Start of Dataset extract

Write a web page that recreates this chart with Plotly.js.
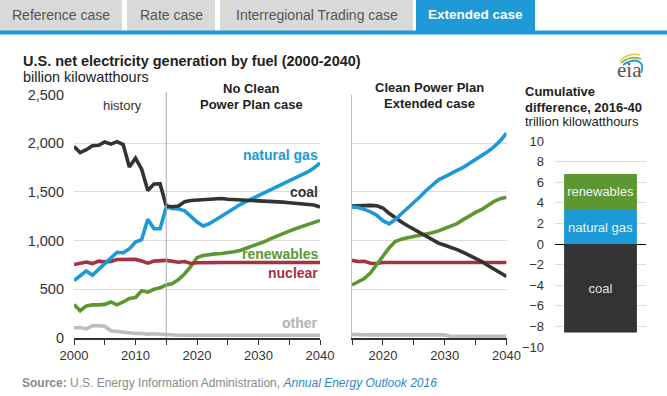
<!DOCTYPE html>
<html>
<head>
<meta charset="utf-8">
<script src="https://cdn.plot.ly/plotly-3.0.1.min.js"></script>
<style>html,body{margin:0;padding:0;background:#fff;}#chart{width:667px;height:396px;}</style>
</head>
<body>
<div id="chart"></div>
<script>
// ---------- DATA ----------
const yearsHist = [2000,2001,2002,2003,2004,2005,2006,2007,2008,2009,2010,2011,2012,2013,2014,2015];
const yearsProj = [2015,2016,2017,2018,2019,2020,2021,2022,2023,2024,2025,2026,2027,2028,2029,2030,2031,2032,2033,2034,2035,2036,2037,2038,2039,2040];

const coalHist  = [1966,1904,1933,1974,1978,2013,1991,2016,1986,1756,1847,1733,1514,1581,1582,1356];
const gasHist   = [590,635,688,645,705,761,818,880,875,915,985,1010,1220,1122,1122,1345];
const nucHist   = [754,769,780,764,789,782,787,806,806,799,807,790,769,789,797,797];
const renHist   = [345,280,330,340,340,345,370,340,370,405,415,485,470,500,515,545];
const otherHist = [105,108,95,125,125,120,75,68,60,48,47,46,40,44,44,36];

// No Clean Power Plan case (2015-2040)
const coalNo  = [1356,1348,1355,1400,1412,1415,1415,1418,1430,1432,1425,1422,1420,1418,1415,1412,1410,1405,1400,1395,1388,1382,1378,1375,1365,1345];
const gasNo   = [1345,1330,1325,1305,1248,1190,1150,1175,1212,1248,1290,1330,1370,1400,1435,1466,1492,1518,1546,1578,1607,1638,1670,1705,1745,1797];
const nucNo   = [797,790,778,785,765,772,775,775,775,775,775,775,775,775,775,775,775,775,775,775,775,775,775,775,775,775];
const renNo   = [545,560,600,660,735,825,847,858,864,868,873,885,899,920,945,968,990,1020,1048,1075,1098,1122,1145,1170,1190,1207];
const otherNo = [36,30,28,28,28,28,28,28,28,28,28,28,28,28,28,28,28,28,28,28,28,28,28,28,28,28];

// Clean Power Plan Extended case (2015-2040)
const coalCpp  = [1356,1360,1362,1362,1358,1335,1280,1230,1190,1152,1115,1078,1040,1005,974,952,933,908,880,850,822,785,745,708,670,632];
const gasCpp   = [1345,1340,1320,1295,1260,1205,1172,1215,1275,1330,1385,1450,1515,1575,1624,1655,1692,1720,1752,1790,1830,1870,1915,1965,2025,2103];
const nucCpp   = [797,785,788,768,765,775,775,775,775,775,775,775,775,775,775,775,775,775,775,775,775,775,775,775,775,775];
const renCpp   = [545,575,610,670,760,840,925,990,1015,1030,1042,1055,1065,1080,1100,1128,1148,1175,1215,1258,1290,1320,1360,1402,1430,1446];
const otherCpp = [36,32,32,32,32,32,32,32,32,32,32,32,32,32,32,32,18,18,18,18,18,18,18,18,18,18];

// Cumulative difference 2016-40 (trillion kWh)
const diffCats   = ['coal','natural gas','renewables'];
const diffValues = [-8.6, 3.3, 3.5];

const tabLabels = ['Reference case','Rate case','Interregional Trading case','Extended case'];

// ---------- STYLE ----------
const W = 667, H = 396;
const X = p => p / W;
const Y = p => 1 - p / H;
const C = {coal:'#333333', gas:'#1b9ad7', nuc:'#a33340', ren:'#5d9732', other:'#bdbdbd'};
const FONT = 'Liberation Sans, Arial, sans-serif';

function line(x, y, color, xa, ya) {
  return {type:'scatter', mode:'lines', x:x, y:y, xaxis:xa, yaxis:ya,
          line:{color:color, width:3.6}, hoverinfo:'skip', showlegend:false};
}

const traces = [
  line(yearsHist, otherHist, C.other, 'x', 'y'),
  line(yearsProj, otherNo, C.other, 'x', 'y'),
  line(yearsHist, renHist, C.ren, 'x', 'y'),
  line(yearsProj, renNo, C.ren, 'x', 'y'),
  line(yearsHist, nucHist, C.nuc, 'x', 'y'),
  line(yearsProj, nucNo, C.nuc, 'x', 'y'),
  line(yearsHist, gasHist, C.gas, 'x', 'y'),
  line(yearsProj, gasNo, C.gas, 'x', 'y'),
  line(yearsHist, coalHist, C.coal, 'x', 'y'),
  line(yearsProj, coalNo, C.coal, 'x', 'y'),

  line(yearsProj, otherCpp, C.other, 'x2', 'y2'),
  line(yearsProj, nucCpp, C.nuc, 'x2', 'y2'),
  line(yearsProj, renCpp, C.ren, 'x2', 'y2'),
  line(yearsProj, coalCpp, C.coal, 'x2', 'y2'),
  line(yearsProj, gasCpp, C.gas, 'x2', 'y2')
];

const barColors = [C.coal, C.gas, C.ren];
diffCats.forEach((c, i) => {
  traces.push({type:'bar', x:['d'], y:[diffValues[i]], xaxis:'x3', yaxis:'y3',
    marker:{color:barColors[i], line:{width:0}}, text:[c], textposition:'inside',
    insidetextanchor:'middle', textangle:0,
    textfont:{family:FONT, size:13, color: i===0 ? '#e0e0e0' : '#f2f2f2'},
    hoverinfo:'skip', showlegend:false});
});

// tabs
const tabX = [[0,122],[127,215],[220,413],[416,535]];
const shapes = [];
const ann = [];
tabLabels.forEach((t, i) => {
  const active = i === tabLabels.length - 1;
  shapes.push({type:'rect', xref:'paper', yref:'paper', x0:X(tabX[i][0]), x1:X(tabX[i][1]), y0:Y(31), y1:Y(0),
    fillcolor: active ? '#1f9ad6' : '#d9d9d9', line:{width:0}, layer:'below'});
  ann.push({xref:'paper', yref:'paper', x:X((tabX[i][0]+tabX[i][1])/2), y:Y(15), xanchor:'center', yanchor:'middle',
    text: active ? '<b>'+t+'</b>' : t, showarrow:false,
    font:{family:FONT, size: active ? 13.5 : 14, color: active ? '#ffffff' : '#555555'}});
});
shapes.push({type:'rect', xref:'paper', yref:'paper', x0:0, x1:1, y0:Y(34.5), y1:Y(30.5), fillcolor:'#1f9ad6', line:{width:0}});

// history divider at end of historical data
shapes.push({type:'line', xref:'x', yref:'paper', x0:yearsHist[yearsHist.length-1], x1:yearsHist[yearsHist.length-1],
  y0:Y(338), y1:Y(92), line:{color:'#aaaaaa', width:1}});

// eia logo swooshes
const P = (x,y) => X(x)+','+Y(y);
shapes.push({type:'path', xref:'paper', yref:'paper', path:'M'+P(620,61)+' Q'+P(629,52)+' '+P(640,55), line:{color:'#e8c53a', width:1.6}});
shapes.push({type:'path', xref:'paper', yref:'paper', path:'M'+P(621,63)+' Q'+P(631,55)+' '+P(641,59), line:{color:'#7fba42', width:1.6}});
shapes.push({type:'path', xref:'paper', yref:'paper', path:'M'+P(623,65)+' Q'+P(637,56)+' '+P(642,65)+' Q'+P(643,69)+' '+P(641,73), line:{color:'#1f9ad6', width:1.8}});

function A(text, px, pyy, opts) {
  return Object.assign({xref:'paper', yref:'paper', x:X(px), y:Y(pyy), text:text, showarrow:false,
    xanchor:'left', yanchor:'middle', font:{family:FONT, size:13, color:'#222'}}, opts||{});
}

ann.push(A('<b>U.S. net electricity generation by fuel (2000-2040)</b>', 21, 61, {font:{family:FONT, size:14.5, color:'#222'}}));
ann.push(A('billion kilowatthours', 21, 77, {font:{family:FONT, size:14.5, color:'#222'}}));
ann.push(A('history', 122, 105, {xanchor:'center', font:{family:FONT, size:13, color:'#333'}}));
ann.push(A('<b>No Clean</b>', 251, 88, {xanchor:'center'}));
ann.push(A('<b>Power Plan case</b>', 251, 104, {xanchor:'center'}));
ann.push(A('<b>Clean Power Plan</b>', 429, 87, {xanchor:'center'}));
ann.push(A('<b>Extended case</b>', 429, 103, {xanchor:'center'}));
ann.push(A('<b>Cumulative</b>', 523, 92, {font:{family:FONT, size:13, color:'#222'}}));
ann.push(A('<b>difference, 2016-40</b>', 523, 107, {font:{family:FONT, size:13, color:'#222'}}));
ann.push(A('trillion kilowatthours', 523, 121, {font:{family:FONT, size:13, color:'#222'}}));
ann.push(A('eia', 629, 70, {xanchor:'center', font:{family:'Liberation Serif, DejaVu Serif, serif', size:21, color:'#555'}}));
ann.push(A('<b>Source:</b> U.S. Energy Information Administration, <i><span style="color:#2f86c4">Annual Energy Outlook 2016</span></i>',
  20, 383, {font:{family:FONT, size:12, color:'#8a8a8a'}}));

// series labels (left panel, right-aligned at 2040)
const lbl = [['natural gas', 1883, C.gas], ['coal', 1502, C.coal], ['renewables', 864, C.ren], ['nuclear', 669, C.nuc], ['other', 154, '#b3b3b3']];
lbl.forEach(l => ann.push({xref:'x', yref:'y', x:yearsProj[yearsProj.length-1], y:l[1], xanchor:'right', yanchor:'middle',
  text:'<b>'+l[0]+'</b>', showarrow:false, font:{family:FONT, size:14, color:l[2]}}));

const tickFont = {family:FONT, size:13, color:'#333'};
const xCommon = {showgrid:false, zeroline:false, showline:true, linecolor:'#333', linewidth:1.5,
  ticks:'outside', ticklen:5, tickcolor:'#333', tickwidth:1, tickfont:tickFont, fixedrange:true};

const layout = {
  width:W, height:H, margin:{l:0, r:0, t:0, b:0}, paper_bgcolor:'#fff', plot_bgcolor:'rgba(0,0,0,0)',
  showlegend:false, barmode:'relative', bargap:0.2, font:{family:FONT},
  xaxis: Object.assign({}, xCommon, {domain:[X(74), X(320)], range:[2000,2040], anchor:'y', tick0:2000, dtick:10,
    minor:{tick0:2000, dtick:5, ticks:'outside', ticklen:5, tickcolor:'#333', showgrid:false}}),
  yaxis: {domain:[Y(338), Y(94.5)], range:[0,2500], anchor:'x', dtick:500, tickformat:',d', showgrid:true,
    gridcolor:'#dcdcdc', gridwidth:1, zeroline:false, showline:false, ticks:'', ticklabelstandoff:9,
    tickfont:{family:FONT, size:14.5, color:'#333'}, fixedrange:true},
  xaxis2: Object.assign({}, xCommon, {domain:[X(352), X(506.5)], range:[2015,2040], anchor:'y2', tick0:2020, dtick:10,
    minor:{tick0:2015, dtick:5, ticks:'outside', ticklen:5, tickcolor:'#333', showgrid:false}}),
  yaxis2: {domain:[Y(338), Y(94.5)], range:[0,2500], anchor:'x2', dtick:500, showticklabels:false, showgrid:true,
    gridcolor:'#dcdcdc', zeroline:false, showline:true, linecolor:'#bbbbbb', linewidth:1, ticks:'', fixedrange:true},
  xaxis3: {domain:[X(555), X(646)], anchor:'y3', type:'category', showticklabels:false, showgrid:false,
    zeroline:false, showline:false, ticks:'', fixedrange:true},
  yaxis3: {domain:[Y(347), Y(141)], range:[-10,10], anchor:'x3', dtick:2, showgrid:true, gridcolor:'#dcdcdc',
    zeroline:true, zerolinecolor:'#000', zerolinewidth:1, showline:false, ticks:'', ticklabelstandoff:10,
    tickfont:{family:FONT, size:13, color:'#333'}, fixedrange:true},
  shapes: shapes,
  annotations: ann
};

Plotly.newPlot('chart', traces, layout, {staticPlot:true, displayModeBar:false});
</script>
</body>
</html>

End of Dataset extract

Required work: Identify the lines that hold the word "chart". Copy every one of them.

Reply:
Write a web page that recreates this chart with Plotly.js.
<style>html,body{margin:0;padding:0;background:#fff;}#chart{width:667px;height:396px;}</style>
<div id="chart"></div>
Plotly.newPlot('chart', traces, layout, {staticPlot:true, displayModeBar:false});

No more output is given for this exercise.